To improve this situation, you’ll need to perform some cleanup operations directly on the underlying MariaDB Database. This maintenance consists of some SQL queries that:

  • Address and remove expired SSL certificates
  • Remove any SSL target that is no longer linked to any SSL certificate
  • Identify and remove accessory data no longer related to SSL certificates

In the near future this maintenance will be included with the x509 module, but for now I’m afraid you have to run it manually.

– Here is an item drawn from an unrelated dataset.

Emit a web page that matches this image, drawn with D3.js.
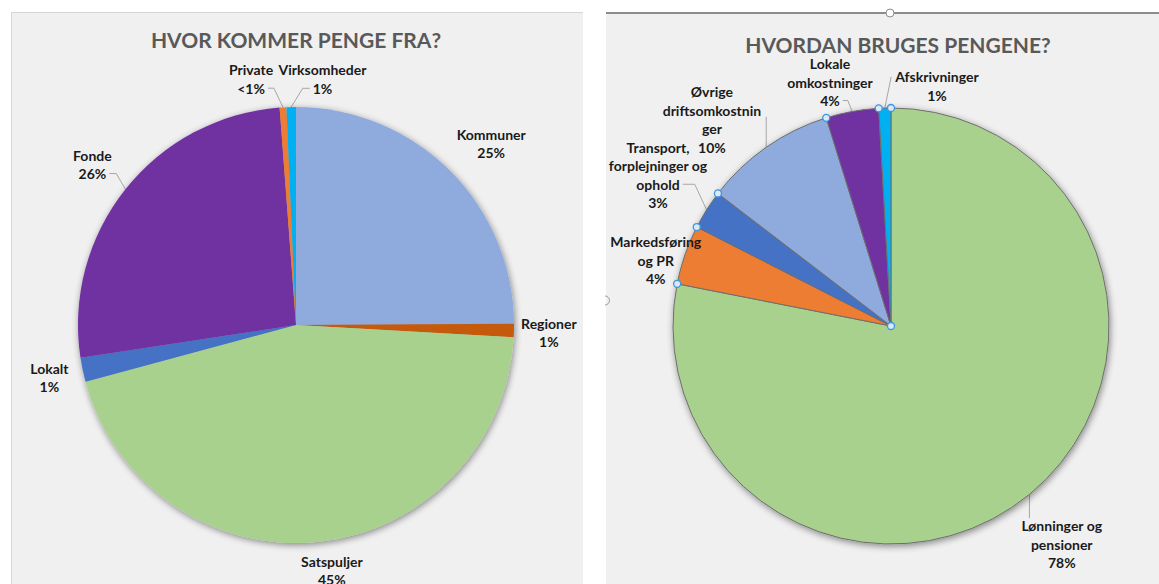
<!DOCTYPE html>
<html>
<head>
<meta charset="utf-8">
<script src="https://cdn.jsdelivr.net/npm/d3@7"></script>
<style>
  body { margin: 0; background: #ffffff; }
  svg { display: block; }
</style>
</head>
<body>
<div id="diagram"></div>
<script>
// Hvor kommer pengene fra (andele i procent, aflæst)
const kilder = ["Kommuner", "Regioner", "Satspuljer", "Lokalt", "Fonde", "Private", "Virksomheder"];
const kilderAndel = [24.9, 1.0, 44.9, 1.8, 26.2, 0.5, 0.7];
const kilderProcent = ["25%", "1%", "45%", "1%", "26%", "<1%", "1%"];
const kilderLinjer = [["Kommuner"], ["Regioner"], ["Satspuljer"], ["Lokalt"], ["Fonde"], ["Private"], ["Virksomheder"]];

// Hvordan bruges pengene
const udgifter = ["Lønninger og pensioner", "Markedsføring og PR", "Transport, forplejninger og ophold",
  "Øvrige driftsomkostninger", "Lokale omkostninger", "Afskrivninger"];
const udgifterAndel = [78.1, 4.4, 2.9, 9.8, 3.9, 0.9];
const udgifterProcent = ["78%", "4%", "3%", "10%", "4%", "1%"];
const udgifterLinjer = [["Lønninger og", "pensioner"], ["Markedsføring", "og PR"], ["Transport,", "forplejninger og", "ophold"],
  ["Øvrige", "driftsomkostnin", "ger"], ["Lokale", "omkostninger"], ["Afskrivninger"]];

const titler = ["HVOR KOMMER PENGE FRA?", "HVORDAN BRUGES PENGENE?"];

const lysBlaa = "#8faadc", moerkOrange = "#c55a11", groen = "#a9d18e", blaa = "#4472c4",
  lilla = "#7030a0", orange = "#ed7d31", cyan = "#00b0f0";

const bredde = 1159, hoejde = 584;
const skrift = "Lato, 'Open Sans', sans-serif";

const $svg = d3.select("#diagram")
  .append("svg")
  .attr("width", bredde)
  .attr("height", hoejde);

// skygge under cirklerne
const defs = $svg.append("defs");
const skygge = defs.append("filter")
  .attr("id", "skygge")
  .attr("x", "-20%").attr("y", "-20%")
  .attr("width", "140%").attr("height", "140%");
skygge.append("feGaussianBlur").attr("in", "SourceAlpha").attr("stdDeviation", 3.5).attr("result", "blur");
skygge.append("feOffset").attr("in", "blur").attr("dx", 1).attr("dy", 2).attr("result", "flyt");
skygge.append("feComponentTransfer").attr("in", "flyt").attr("result", "svag")
  .append("feFuncA").attr("type", "linear").attr("slope", 0.45);
const merge = skygge.append("feMerge");
merge.append("feMergeNode").attr("in", "svag");
merge.append("feMergeNode").attr("in", "SourceGraphic");

// venstre panel
$svg.append("rect")
  .attr("x", 11).attr("y", 12)
  .attr("width", 572).attr("height", hoejde - 12)
  .attr("fill", "#f0f0f0");
$svg.append("path")
  .attr("d", `M11.5,${hoejde} V12.5 H583`)
  .attr("fill", "none")
  .attr("stroke", "#d6d6d6");

// højre panel
$svg.append("rect")
  .attr("x", 606).attr("y", 13)
  .attr("width", bredde - 606).attr("height", hoejde - 13)
  .attr("fill", "#f0f0f0");
$svg.append("line")
  .attr("x1", 606).attr("x2", bredde)
  .attr("y1", 13).attr("y2", 13)
  .attr("stroke", "#8c8c8c")
  .attr("stroke-width", 2);
$svg.append("circle")
  .attr("cx", 890).attr("cy", 13).attr("r", 4)
  .attr("fill", "#ffffff")
  .attr("stroke", "#8c8c8c");
$svg.append("path")
  .attr("d", "M605,296 A4.5,4.5 0 0 1 605,305")
  .attr("fill", "none")
  .attr("stroke", "#9a9a9a");

const tegnCirkel = (opsaet) => {
  const data = opsaet.andele.map((v, i) => ({ v: v, i: i }));
  const pie = d3.pie().sort(null).value(d => d.v);
  const skiver = pie(data);
  const arc = d3.arc().innerRadius(0).outerRadius(opsaet.r);

  const g = $svg.append("g")
    .attr("transform", `translate(${opsaet.cx},${opsaet.cy})`);

  g.append("g")
    .attr("filter", "url(#skygge)")
    .selectAll("path")
    .data(skiver)
    .join("path")
    .attr("d", arc)
    .attr("fill", d => opsaet.farver[d.data.i])
    .attr("stroke", opsaet.kant || "none")
    .attr("stroke-width", opsaet.kant ? 1 : 0);

  $svg.append("text")
    .attr("x", opsaet.titelX)
    .attr("y", opsaet.titelY)
    .attr("text-anchor", "middle")
    .attr("font-family", skrift)
    .attr("font-weight", "bold")
    .attr("font-size", 21)
    .attr("fill", "#595959")
    .text(opsaet.titel);

  const lh = 18.5;
  const R = opsaet.r + 32;
  skiver.forEach((d, i) => {
    const vinkel = (d.startAngle + d.endAngle) / 2;
    const flyt = opsaet.flyt[i];
    const mx = R * Math.sin(vinkel) + flyt[0];
    const my = -R * Math.cos(vinkel) + flyt[1];
    const linjer = opsaet.linjer[i].concat([opsaet.procent[i]]);
    const etiket = g.append("g");
    const tekster = linjer.map((t, j) => etiket.append("text")
      .attr("x", mx)
      .attr("y", my + (j - (linjer.length - 1) / 2) * lh)
      .attr("text-anchor", "middle")
      .attr("dominant-baseline", "central")
      .attr("font-family", skrift)
      .attr("font-weight", "bold")
      .attr("font-size", 14)
      .attr("fill", "#1a1a1a")
      .text(t));

    const leder = opsaet.ledere[i];
    if (!leder) return;
    const p0 = [opsaet.r * Math.sin(vinkel), -opsaet.r * Math.cos(vinkel)];
    const boks = tekster[leder.linje].node().getBBox();
    const cy = boks.y + boks.height / 2;
    let punkter;
    if (leder.type === "v") {
      const ly = p0[1] > cy ? boks.y + boks.height - 2 : boks.y + 1;
      punkter = [p0, [p0[0], ly]];
    } else if (leder.type === "r") {
      const a = [boks.x + boks.width + 3, cy];
      punkter = [p0, [a[0] + leder.e, cy], a];
    } else {
      const a = [boks.x - 3, cy];
      punkter = [p0, [a[0] - leder.e, cy], a];
    }
    g.insert("path", ":first-child")
      .attr("d", d3.line()(punkter))
      .attr("fill", "none")
      .attr("stroke", "#a6a6a6")
      .attr("stroke-width", 1);
  });

  if (opsaet.haandtag) {
    const haandtag = skiver.map(d => [opsaet.r * Math.sin(d.startAngle), -opsaet.r * Math.cos(d.startAngle)]);
    haandtag.push([0, 0]);
    g.selectAll("circle.haandtag")
      .data(haandtag)
      .join("circle")
      .attr("class", "haandtag")
      .attr("cx", d => d[0])
      .attr("cy", d => d[1])
      .attr("r", 3.5)
      .attr("fill", "#dbe9f7")
      .attr("stroke", "#3d94e0")
      .attr("stroke-width", 1.3);
  }
};

tegnCirkel({
  cx: 296, cy: 325, r: 218,
  andele: kilderAndel,
  procent: kilderProcent,
  linjer: kilderLinjer,
  farver: [lysBlaa, moerkOrange, groen, blaa, lilla, orange, cyan],
  titel: titler[0], titelX: 296, titelY: 48,
  flyt: [[19, -4], [3, 1], [10, -3], [-2, 1], [-8, -5], [-30, 3.5], [32, 4]],
  ledere: [null, null, null, null, { type: "r", linje: 1, e: 7 }, { type: "r", linje: 1, e: 6 }, { type: "l", linje: 1, e: 7 }]
});

tegnCirkel({
  cx: 891, cy: 326, r: 218,
  andele: udgifterAndel,
  procent: udgifterProcent,
  linjer: udgifterLinjer,
  farver: [groen, orange, blaa, lysBlaa, lilla, cyan],
  kant: "#6e6e6e",
  haandtag: true,
  titel: titler[1], titelX: 898, titelY: 53,
  flyt: [[12, 25], [1, 16], [-21.5, -17.7], [-36, -1.5], [-16.5, 2], [53, 10]],
  ledere: [{ type: "v", linje: 0 }, null, { type: "r", linje: 2, e: 12 }, { type: "v", linje: 1 },
    { type: "r", linje: 2, e: 5 }, { type: "l", linje: 0, e: 0 }]
});
</script>
</body>
</html>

To perform this maintenance, you have to:

  1. Open an SSH shell on your NetEye 4 server with root privileges
  2. Open MariaDB by typing mysql
  3. Paste the following script into the shell (after adjusting the variable @expired_since to the desired value)
  4. As a precaution, run all your Scans to update and fill in any missing information (even if that’s not needed)
SET @expired_since=1;

START TRANSACTION;
   use x509;
   -- -- REMOVE EXPIRED OBJECTS
   -- Remove expired Certificate Chains and links
   -- Links are removed because of relationships
   DELETE
   FROM x509_certificate_chain
   WHERE id = ANY (
      SELECT certificate_chain_id
      FROM x509_certificate_chain_link
      WHERE certificate_id = ANY (
         SELECT DISTINCT id
         FROM x509_certificate
         WHERE FROM_UNIXTIME(valid_to) < ADDDATE(NOW(), INTERVAL -@expired_since DAY)
         ORDER BY id
      )
   );
   
   -- Remove expired Certificates
   DELETE
   FROM x509_certificate
   WHERE FROM_UNIXTIME(valid_to) < ADDDATE(NOW(), INTERVAL -@expired_since DAY)
   ORDER BY id;
   
   -- -- PERFORM DANGLING OBJECTS CLEANUP
   -- Remove unused Subject's DNs
   DELETE
   FROM x509_dn
   WHERE type='subject' AND HASH <> ALL (
      SELECT DISTINCT subject_hash
      FROM x509_certificate
   );
   
   -- Remove unused Issuer's DNs
   DELETE
   FROM x509_dn
   WHERE type='issuer' AND HASH <> ALL (
      SELECT DISTINCT issuer_hash
      FROM x509_certificate
   );
   
   -- Remove hosts with no certificate chain
   DELETE
   FROM x509_target
   WHERE id <> ALL (
      SELECT DISTINCT target_id
      FROM x509_certificate_chain
   );

COMMIT;

This script contains a series of SQL Delete statements, all wrapped in a single transaction. This will ensure that the cleanup will not damage your database in case of problems. You may notice at the very beginning a variable with a self-explanatory name: @expired_since. This represents the number of days a given SSL certificate should have expired before being included in maintenance. You can also provide a negative value, but this will also remove SSL Certificates that are about to expire, so be very careful with it. As always, you should make a backup of the x509 module’s database, in case something goes wrong. To do so, you can simply run this command directly in the SSH shell on your NetEye 4:

mysqldump --add-drop-table --single-transaction x509 > x509-pre-cleanup.sql

If for any reason you want to restore your backup, just run this command under the same conditions:

mysql < x509-pre-cleanup.sql

As stated above, this script will be provided as a scheduled job with a new release of x509 module shortly, with the ability (again from command line) to target and remove a single SSL certificate, but if you want to perform some cleanup in your x509 module now, feel free to use it.